Sussex Independent Financial Advisers Limited had applied to the Tribunal for a suspension of the FCA’s decision to vary its permission to remove all its permitted activities on the basis that the firm did not meet the threshold conditions, until a full reference had been disposed of. The firm had outstanding FOS awards against it, and the FCA considered that when these liabilities were taken account of, the firm would be insolvent and therefore not meet the threshold condition of holding appropriate resources. Also, the FCA deemed the firm not fit and proper as it had sought to encourage the complainants to settle for lesser awards than the FOS had awarded.
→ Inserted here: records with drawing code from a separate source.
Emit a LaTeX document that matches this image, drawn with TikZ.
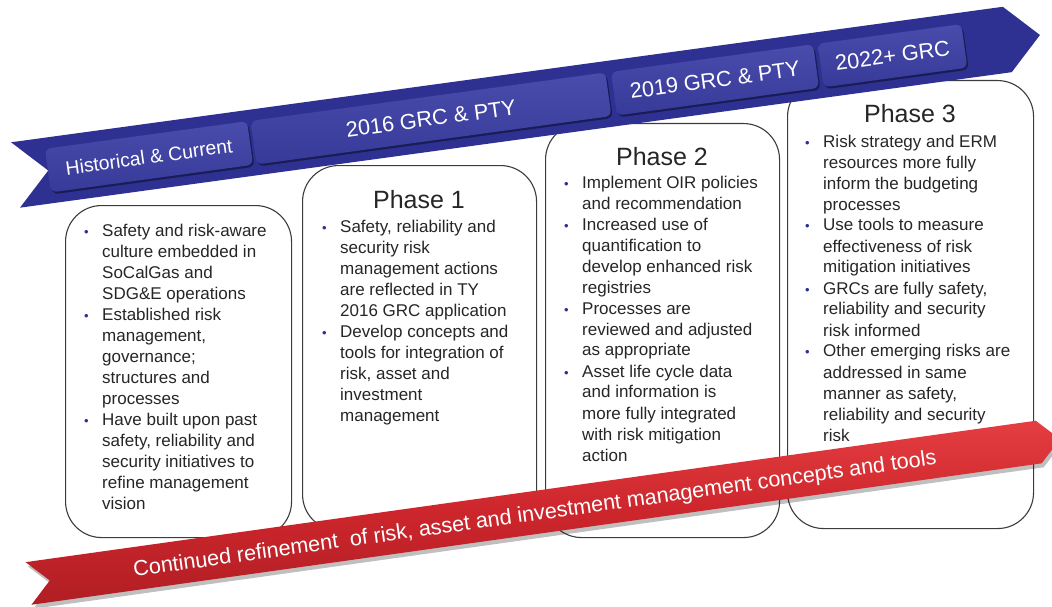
\documentclass[tikz,border=0pt]{standalone}
\usepackage{fontspec}
\setmainfont{Liberation Sans}
\usetikzlibrary{shapes.symbols,shadows}

\definecolor{ribbonblue}{RGB}{46,49,146}
\definecolor{tabblue}{RGB}{56,58,154}
\definecolor{tabtop}{RGB}{74,76,172}
\definecolor{dotblue}{RGB}{46,49,146}
\definecolor{redmid}{RGB}{204,38,44}
\definecolor{redtop}{RGB}{228,62,66}
\definecolor{redbottom}{RGB}{176,30,36}
\definecolor{boxline}{RGB}{60,60,60}
\definecolor{textgray}{RGB}{38,38,38}

% bullet column for the card texts
\NewDocumentCommand{\bul}{}{\makebox[17pt][l]{\hspace{-1pt}\textcolor{dotblue}{\fontsize{13}{13}\selectfont\textbullet}}}

\begin{document}
\begin{tikzpicture}[x=1pt,y=-1pt,
    card/.style={draw=boxline,line width=1.1pt,fill=white,rounded corners=36pt,anchor=north west,inner sep=0pt},
    cardhead/.style={anchor=base,inner sep=0pt,text=textgray,font=\fontsize{25}{30}\selectfont},
    cardtext/.style={anchor=base west,inner sep=0pt,text=textgray,font=\fontsize{17}{21}\selectfont},
    tab/.style={rounded corners=6pt,top color=tabtop,bottom color=tabblue,text=white,inner sep=0pt,
        minimum height=44pt,rotate=7.78,font=\fontsize{21.7}{26}\selectfont,
        drop shadow={shadow xshift=1.5pt,shadow yshift=-2pt,fill=black!60!ribbonblue,opacity=0.7}},
    band/.style={signal,signal to=east,signal from=west,signal pointer angle=90,inner sep=0pt}]
\useasboundingbox (0,0) rectangle (1052,607);

% phase cards
\node[card,minimum width=226pt,minimum height=332pt] (card0) at (65,205) {};
\node[card,minimum width=234pt,minimum height=365pt] (card1) at (302,165) {};
\node[card,minimum width=234pt,minimum height=414pt] (card2) at (545,123) {};
\node[card,minimum width=246pt,minimum height=448pt] (card3) at (787,80) {};

% timeline ribbon
\node[band,fill=ribbonblue,minimum width=1034pt,minimum height=66pt,rotate=7.78] (timeline) at (527.75,105) {};
\node[tab,minimum width=204pt,font=\fontsize{19.4}{24}\selectfont] (hist) at (149,156.8) {Historical \& Current};
\node[tab,minimum width=358pt] (grc16) at (431,118.5) {2016 GRC \& PTY};
\node[tab,minimum width=204pt] (grc19) at (715,79.9) {2019 GRC \& PTY};
\node[tab,minimum width=145pt] (grc22) at (892.5,55.7) {2022+ GRC};

% card texts
\node[cardtext] (text0) at (85,236) {\begin{tabular}[t]{@{}l@{}l@{}}
\bul & Safety and risk-aware\\ & culture embedded in\\ & SoCalGas and\\ & SDG\&E operations\\
\bul & Established risk\\ & management,\\ & governance;\\ & structures and\\ & processes\\
\bul & Have built upon past\\ & safety, reliability and\\ & security initiatives to\\ & refine management\\ & vision
\end{tabular}};

\node[cardhead] (head1) at (419,208) {Phase 1};
\node[cardtext] (text1) at (323,232) {\begin{tabular}[t]{@{}l@{}l@{}}
\bul & Safety, reliability and\\ & security risk\\ & management actions\\ & are reflected in TY\\ & 2016 GRC application\\
\bul & Develop concepts and\\ & tools for integration of\\ & risk, asset and\\ & investment\\ & management
\end{tabular}};

\node[cardhead] (head2) at (662,165) {Phase 2};
\node[cardtext] (text2) at (565,188) {\begin{tabular}[t]{@{}l@{}l@{}}
\bul & Implement OIR policies\\ & and recommendation\\
\bul & Increased use of\\ & quantification to\\ & develop enhanced risk\\ & registries\\
\bul & Processes are\\ & reviewed and adjusted\\ & as appropriate\\
\bul & Asset life cycle data\\ & and information is\\ & more fully integrated\\ & with risk mitigation\\ & action
\end{tabular}};

\node[cardhead] (head3) at (910,123) {Phase 3};
\node[cardtext] (text3) at (806,147) {\begin{tabular}[t]{@{}l@{}l@{}}
\bul & Risk strategy and ERM\\ & resources more fully\\ & inform the budgeting\\ & processes\\
\bul & Use tools to measure\\ & effectiveness of risk\\ & mitigation initiatives\\
\bul & GRCs are fully safety,\\ & reliability and security\\ & risk informed\\
\bul & Other emerging risks are\\ & addressed in same\\ & manner as safety,\\ & reliability and security\\ & risk
\end{tabular}};

% refinement ribbon
\node[band,minimum width=1041.6pt,minimum height=43pt,rotate=7.97,
    top color=redtop,bottom color=redbottom,middle color=redmid,
    drop shadow={shadow xshift=2pt,shadow yshift=-4pt,fill=black,opacity=0.25}] (refine) at (544.25,511.25) {};
\node[text=white,rotate=7.97,inner sep=0pt,font=\fontsize{21.6}{26}\selectfont] (refinetext) at (535,515)
    {Continued refinement\ \ of risk, asset and investment management concepts and tools};
\end{tikzpicture}
\end{document}
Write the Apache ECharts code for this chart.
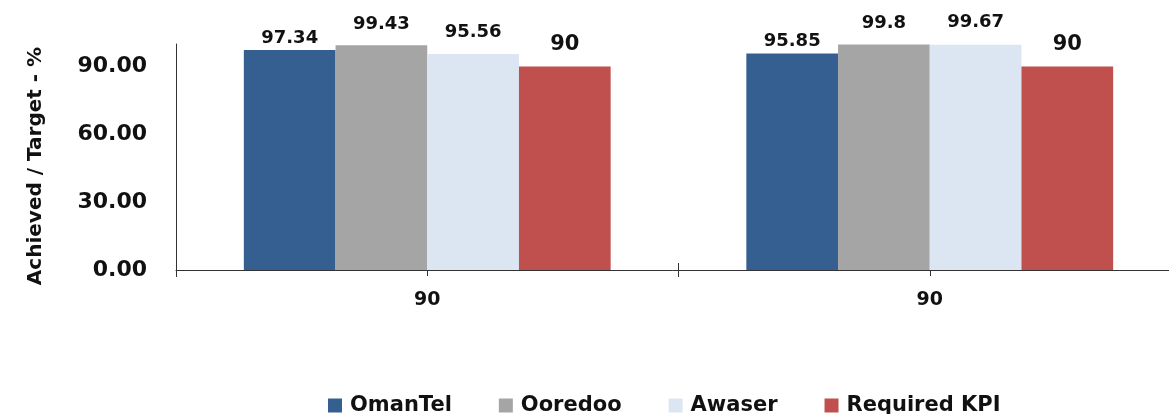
<!DOCTYPE html>
<html>
<head>
<meta charset="utf-8">
<script src="https://cdn.jsdelivr.net/npm/echarts@6/dist/echarts.min.js"></script>
<style>
html,body{margin:0;padding:0;background:#fff;overflow:hidden;}
#chart{width:1169px;height:414px;}
</style>
</head>
<body>
<div id="chart"></div>
<script>
const categories = ['90', '90'];
const omantel = [97.34, 95.85];
const ooredoo = [99.43, 99.8];
const awaser = [95.56, 99.67];
const requiredKPI = [90, 90];
const seriesNames = ['OmanTel', 'Ooredoo', 'Awaser', 'Required KPI'];
const seriesColors = ['#365F91', '#A5A5A5', '#DCE6F2', '#C0504D'];
const yAxisTitle = 'Achieved / Target - %';

const FONT = 'DejaVu Sans';
const chart = echarts.init(document.getElementById('chart'), null, {renderer: 'canvas'});

function bar(name, data, color, dist, size) {
  return {
    name: name,
    type: 'bar',
    xAxisIndex: 0,
    data: data,
    barGap: '0%',
    barCategoryGap: '27%',
    itemStyle: {color: color},
    label: {
      show: true,
      position: 'top',
      distance: dist,
      color: '#111',
      fontFamily: FONT,
      fontWeight: 'bold',
      fontSize: size,
      formatter: p => String(p.value)
    }
  };
}

chart.setOption({
  animation: false,
  backgroundColor: '#fff',
  grid: {left: 176, width: 1005, top: 44, bottom: 144, containLabel: false, outerBoundsMode: 'none'},
  legend: {
    data: seriesNames,
    left: 328,
    top: 395,
    padding: 0,
    itemWidth: 14,
    itemHeight: 14,
    itemGap: 47,
    icon: 'rect',
    textStyle: {fontFamily: FONT, fontWeight: 'bold', fontSize: 21, color: '#111', padding: [0, 0, 0, 3]}
  },
  xAxis: [
    {
      type: 'category',
      data: categories,
      position: 'bottom',
      axisLine: {show: true, lineStyle: {color: '#333', width: 1}},
      axisTick: {show: true, length: 7, lineStyle: {color: '#333'}},
      axisLabel: {margin: 21, fontFamily: FONT, fontWeight: 'bold', fontSize: 19, color: '#111'}
    },
    {
      type: 'category',
      data: categories,
      position: 'bottom',
      axisLine: {show: false},
      axisTick: {show: true, inside: true, length: 7, lineStyle: {color: '#333'}},
      axisLabel: {show: false}
    },
    {
      type: 'category',
      data: categories,
      position: 'bottom',
      axisLine: {show: false},
      axisTick: {show: true, alignWithLabel: true, length: 6, lineStyle: {color: '#333'}},
      axisLabel: {show: false}
    }
  ],
  yAxis: {
    type: 'value',
    min: 0,
    max: 100,
    interval: 30,
    name: yAxisTitle,
    nameLocation: 'middle',
    nameGap: 130,
    nameTextStyle: {fontFamily: FONT, fontWeight: 'bold', fontSize: 20, color: '#111', padding: [0, 18, 0, 0]},
    axisLine: {show: true, lineStyle: {color: '#333', width: 1}},
    axisTick: {show: false},
    splitLine: {show: false},
    axisLabel: {
      showMaxLabel: false,
      margin: 29,
      fontFamily: FONT,
      fontWeight: 'bold',
      fontSize: 22,
      color: '#111',
      formatter: v => v.toFixed(2)
    }
  },
  series: [
    bar(seriesNames[0], omantel, seriesColors[0], 3, 18),
    bar(seriesNames[1], ooredoo, seriesColors[1], 12, 18),
    bar(seriesNames[2], awaser, seriesColors[2], 13, 18),
    bar(seriesNames[3], requiredKPI, seriesColors[3], 12, 21)
  ]
});
</script>
</body>
</html>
The firm objected, saying it had an outstanding claim against its PI insurers for at least some of the FOS award money and also that its directors would inject additional cash if the FCA would agree not to vary the permissions. They took the stance that there was no point injecting cash if the firm would not be allowed to carry on its business.
Despite two of the FOS award recipients requesting that the firm be allowed to continue in business, on the basis they would be prejudiced by receiving less money if they needed to claim from the FSCS than they were owed by the firm, the Tribunal held that the majority of consumers’ interests would be prejudiced if the suspension order were granted, and that it was in fact unclear whether the two recipients who claimed their interests would be prejudiced were actually correct – given the impasse between the FCA and the firm, the Tribunal described the benefit of those FOS settlements as “illusory”. Additionally, it was not clear that the firm would win its case against its PI insurers, who had refused to pay out on the basis that the firm’s insurance renewal form had contained materially incorrect information – and the FOS had provisionally agreed with this.
The Tribunal dismissed the suspension application and directed the parties to try to agree directions on the final reference hearing within 7 days.